* EXERCISE TASK
Scan the records below for the line with "Convert this chart to matplotlib code." and the line with "ax = fig.add_axes([189", and retype that range exactly, both ends included, pictures excepted.

******************************

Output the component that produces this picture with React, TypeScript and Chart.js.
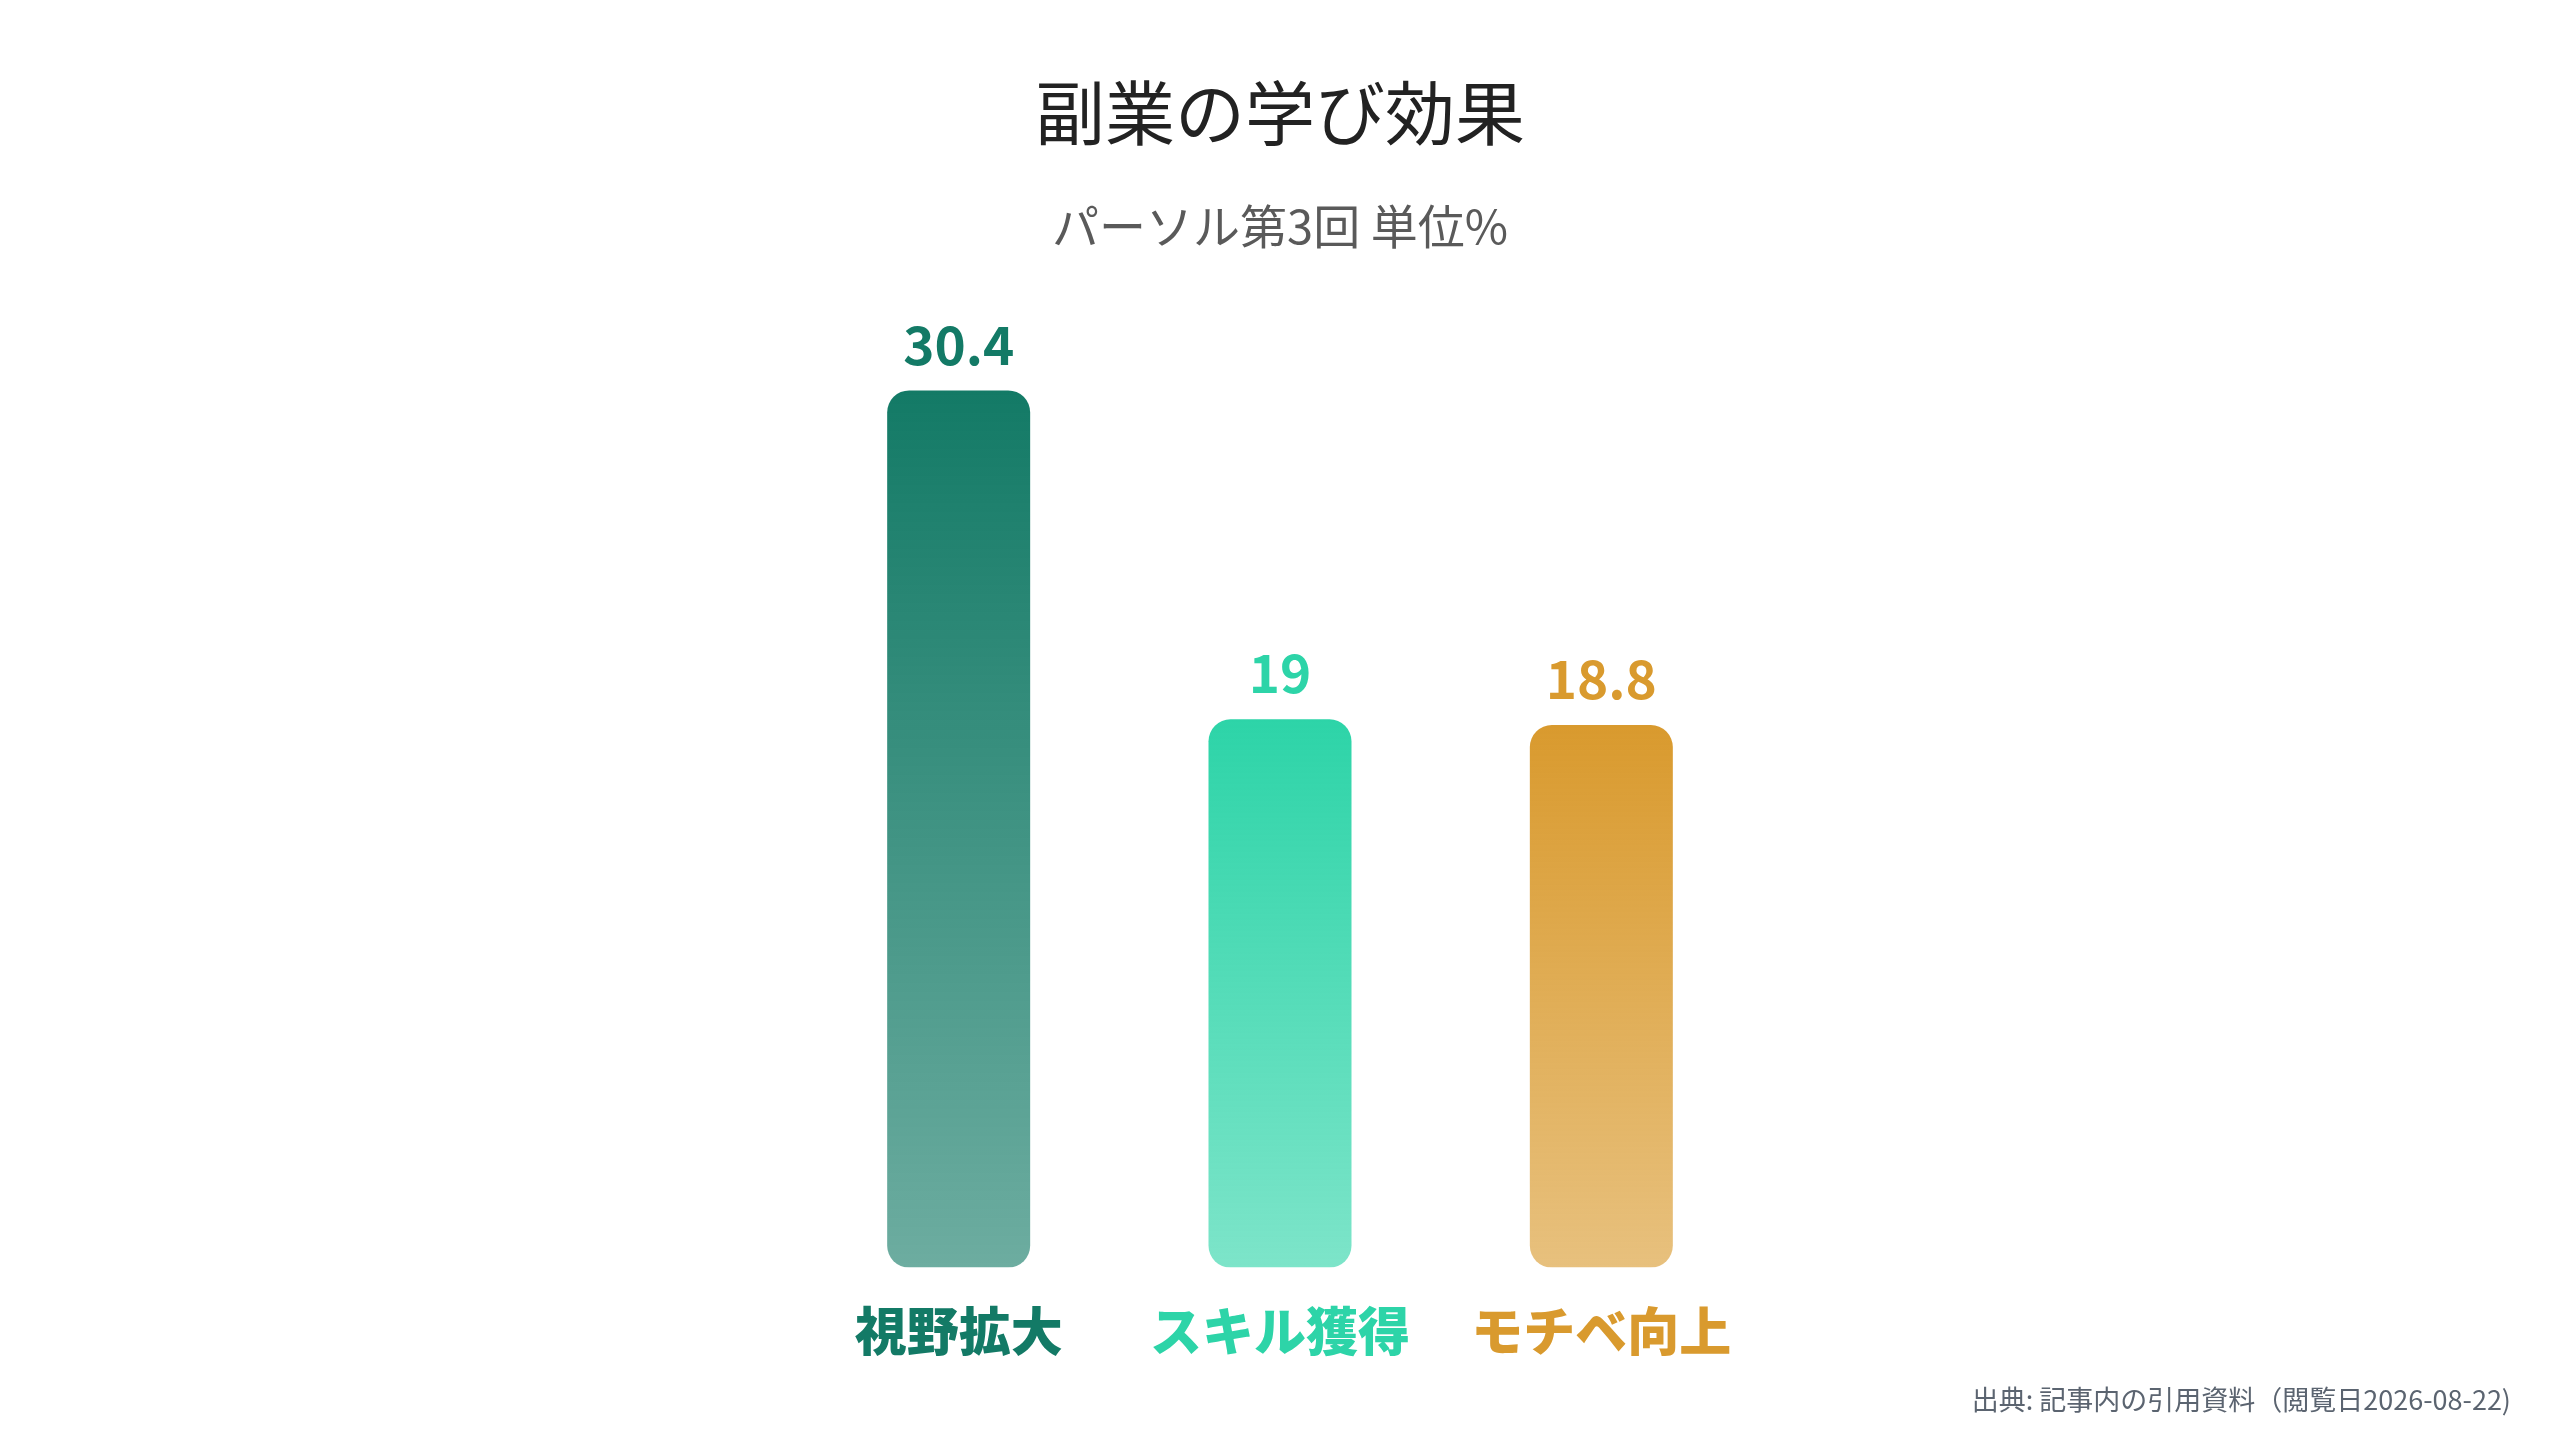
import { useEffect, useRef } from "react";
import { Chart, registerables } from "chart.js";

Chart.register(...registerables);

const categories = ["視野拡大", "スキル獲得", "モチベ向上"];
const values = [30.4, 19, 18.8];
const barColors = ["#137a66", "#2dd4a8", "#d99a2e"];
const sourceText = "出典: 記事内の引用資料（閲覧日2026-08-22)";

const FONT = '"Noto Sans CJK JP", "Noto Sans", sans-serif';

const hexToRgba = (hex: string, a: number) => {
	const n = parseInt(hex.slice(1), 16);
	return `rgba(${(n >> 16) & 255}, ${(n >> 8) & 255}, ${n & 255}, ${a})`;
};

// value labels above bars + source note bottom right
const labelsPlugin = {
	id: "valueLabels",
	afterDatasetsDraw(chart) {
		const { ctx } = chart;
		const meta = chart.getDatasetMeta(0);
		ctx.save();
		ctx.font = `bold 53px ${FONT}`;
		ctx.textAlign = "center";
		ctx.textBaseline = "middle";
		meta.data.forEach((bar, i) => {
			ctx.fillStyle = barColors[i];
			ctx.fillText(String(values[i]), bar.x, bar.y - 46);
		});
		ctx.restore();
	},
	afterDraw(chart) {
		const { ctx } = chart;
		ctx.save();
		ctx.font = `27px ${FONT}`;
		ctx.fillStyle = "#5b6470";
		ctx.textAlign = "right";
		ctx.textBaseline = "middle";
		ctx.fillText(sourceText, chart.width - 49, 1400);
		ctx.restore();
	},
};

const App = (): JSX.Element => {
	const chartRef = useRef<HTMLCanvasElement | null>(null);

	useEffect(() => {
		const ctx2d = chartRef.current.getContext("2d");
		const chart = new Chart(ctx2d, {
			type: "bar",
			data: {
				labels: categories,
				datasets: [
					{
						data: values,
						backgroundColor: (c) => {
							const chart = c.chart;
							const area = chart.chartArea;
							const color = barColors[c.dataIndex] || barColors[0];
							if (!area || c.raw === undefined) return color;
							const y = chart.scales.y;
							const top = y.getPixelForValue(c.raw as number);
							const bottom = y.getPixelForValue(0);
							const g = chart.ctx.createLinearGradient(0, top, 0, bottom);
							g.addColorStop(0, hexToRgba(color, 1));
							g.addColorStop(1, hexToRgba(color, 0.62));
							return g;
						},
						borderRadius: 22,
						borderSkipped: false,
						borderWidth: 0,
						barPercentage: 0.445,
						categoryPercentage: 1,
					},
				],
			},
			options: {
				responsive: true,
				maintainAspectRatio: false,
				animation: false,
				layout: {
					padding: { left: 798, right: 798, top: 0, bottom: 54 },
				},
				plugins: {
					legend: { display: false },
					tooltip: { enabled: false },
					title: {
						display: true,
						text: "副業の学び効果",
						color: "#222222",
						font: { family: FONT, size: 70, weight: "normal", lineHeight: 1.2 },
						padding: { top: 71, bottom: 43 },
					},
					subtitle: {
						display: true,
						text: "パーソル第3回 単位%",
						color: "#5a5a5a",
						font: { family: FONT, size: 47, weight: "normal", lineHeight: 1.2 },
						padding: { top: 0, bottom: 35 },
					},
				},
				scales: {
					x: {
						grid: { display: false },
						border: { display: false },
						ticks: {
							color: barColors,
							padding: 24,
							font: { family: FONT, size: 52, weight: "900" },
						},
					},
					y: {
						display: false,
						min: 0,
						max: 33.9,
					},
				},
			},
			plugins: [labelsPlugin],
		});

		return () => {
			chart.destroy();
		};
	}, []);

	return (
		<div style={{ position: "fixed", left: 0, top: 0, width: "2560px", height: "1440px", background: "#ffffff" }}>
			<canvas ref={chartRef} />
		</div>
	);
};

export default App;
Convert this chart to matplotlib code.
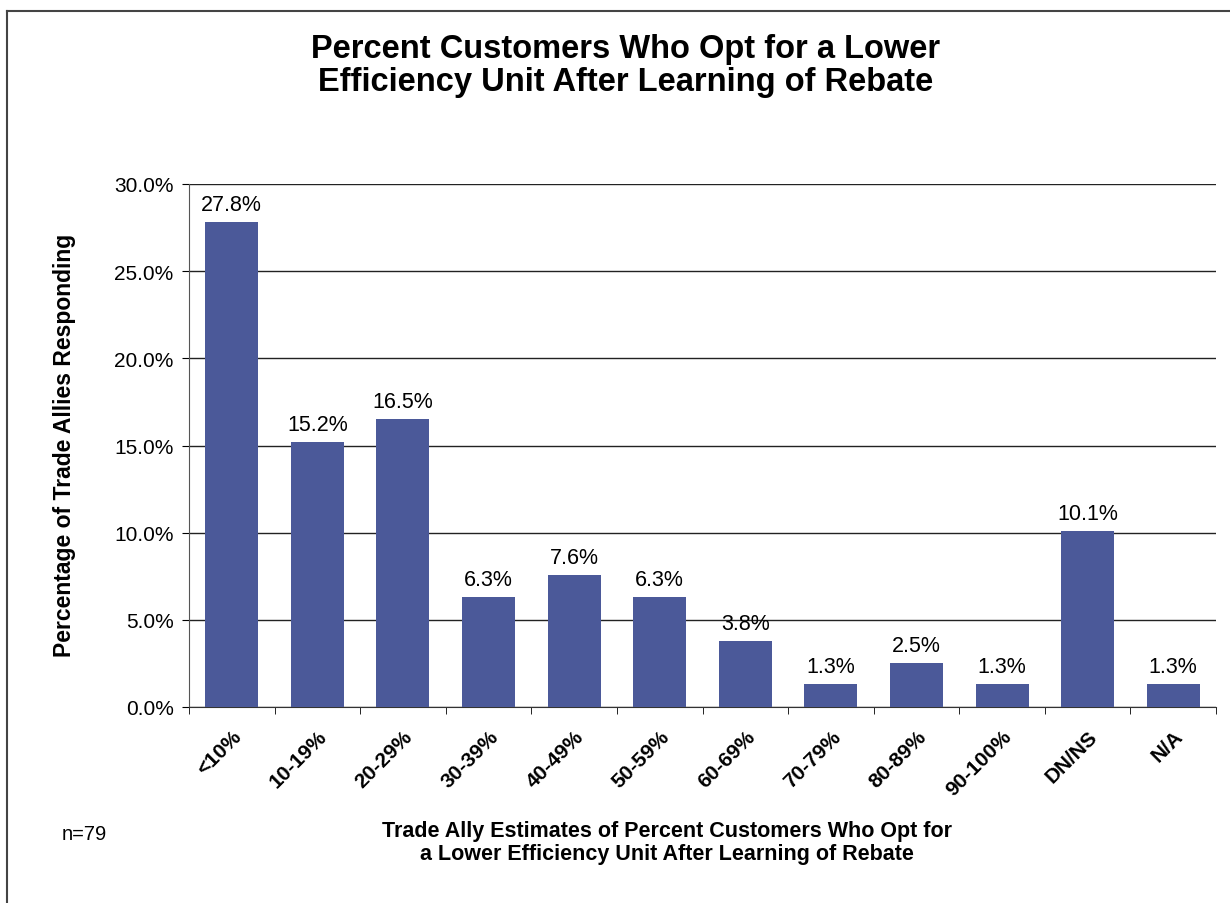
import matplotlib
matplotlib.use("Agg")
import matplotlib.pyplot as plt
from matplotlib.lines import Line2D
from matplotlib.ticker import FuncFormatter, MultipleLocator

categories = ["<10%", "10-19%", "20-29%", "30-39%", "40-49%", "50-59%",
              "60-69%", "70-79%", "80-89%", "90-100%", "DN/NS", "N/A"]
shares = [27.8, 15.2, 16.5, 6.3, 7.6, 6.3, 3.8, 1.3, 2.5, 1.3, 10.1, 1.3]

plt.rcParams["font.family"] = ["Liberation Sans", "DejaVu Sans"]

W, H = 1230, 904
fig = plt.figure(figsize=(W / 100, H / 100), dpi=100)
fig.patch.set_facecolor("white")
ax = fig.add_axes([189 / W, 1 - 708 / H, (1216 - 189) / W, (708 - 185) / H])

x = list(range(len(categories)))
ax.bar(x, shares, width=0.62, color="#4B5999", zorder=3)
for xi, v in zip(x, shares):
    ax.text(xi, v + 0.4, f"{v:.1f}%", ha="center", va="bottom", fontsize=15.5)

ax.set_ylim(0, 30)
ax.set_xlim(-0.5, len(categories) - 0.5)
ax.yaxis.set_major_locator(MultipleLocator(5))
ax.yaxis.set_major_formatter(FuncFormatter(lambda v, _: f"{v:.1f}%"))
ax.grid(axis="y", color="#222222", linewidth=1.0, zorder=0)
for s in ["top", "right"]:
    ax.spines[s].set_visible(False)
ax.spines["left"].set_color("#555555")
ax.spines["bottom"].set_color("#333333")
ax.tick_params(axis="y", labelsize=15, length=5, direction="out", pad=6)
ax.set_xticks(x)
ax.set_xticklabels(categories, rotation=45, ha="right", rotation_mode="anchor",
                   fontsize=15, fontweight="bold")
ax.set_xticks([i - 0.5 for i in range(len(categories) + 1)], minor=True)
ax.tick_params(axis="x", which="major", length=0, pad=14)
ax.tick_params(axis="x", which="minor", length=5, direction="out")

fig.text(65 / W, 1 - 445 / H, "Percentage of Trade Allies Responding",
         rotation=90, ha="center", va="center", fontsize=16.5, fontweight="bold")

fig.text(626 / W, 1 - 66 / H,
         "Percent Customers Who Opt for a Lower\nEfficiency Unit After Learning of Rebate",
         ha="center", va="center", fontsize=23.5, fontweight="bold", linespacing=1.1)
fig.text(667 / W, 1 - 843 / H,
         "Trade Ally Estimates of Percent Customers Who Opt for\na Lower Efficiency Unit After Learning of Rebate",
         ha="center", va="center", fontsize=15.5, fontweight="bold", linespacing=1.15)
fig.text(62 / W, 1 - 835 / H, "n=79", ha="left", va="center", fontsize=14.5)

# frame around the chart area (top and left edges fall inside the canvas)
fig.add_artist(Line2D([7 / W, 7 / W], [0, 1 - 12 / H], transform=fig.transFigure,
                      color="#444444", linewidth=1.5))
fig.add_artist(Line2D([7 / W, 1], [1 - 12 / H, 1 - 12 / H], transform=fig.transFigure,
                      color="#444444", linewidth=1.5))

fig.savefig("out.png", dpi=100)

******************************

* CORRECT RESULT
Convert this chart to matplotlib code.
import matplotlib
matplotlib.use("Agg")
import matplotlib.pyplot as plt
from matplotlib.lines import Line2D
from matplotlib.ticker import FuncFormatter, MultipleLocator

categories = ["<10%", "10-19%", "20-29%", "30-39%", "40-49%", "50-59%",
              "60-69%", "70-79%", "80-89%", "90-100%", "DN/NS", "N/A"]
shares = [27.8, 15.2, 16.5, 6.3, 7.6, 6.3, 3.8, 1.3, 2.5, 1.3, 10.1, 1.3]

plt.rcParams["font.family"] = ["Liberation Sans", "DejaVu Sans"]

W, H = 1230, 904
fig = plt.figure(figsize=(W / 100, H / 100), dpi=100)
fig.patch.set_facecolor("white")
ax = fig.add_axes([189 / W, 1 - 708 / H, (1216 - 189) / W, (708 - 185) / H])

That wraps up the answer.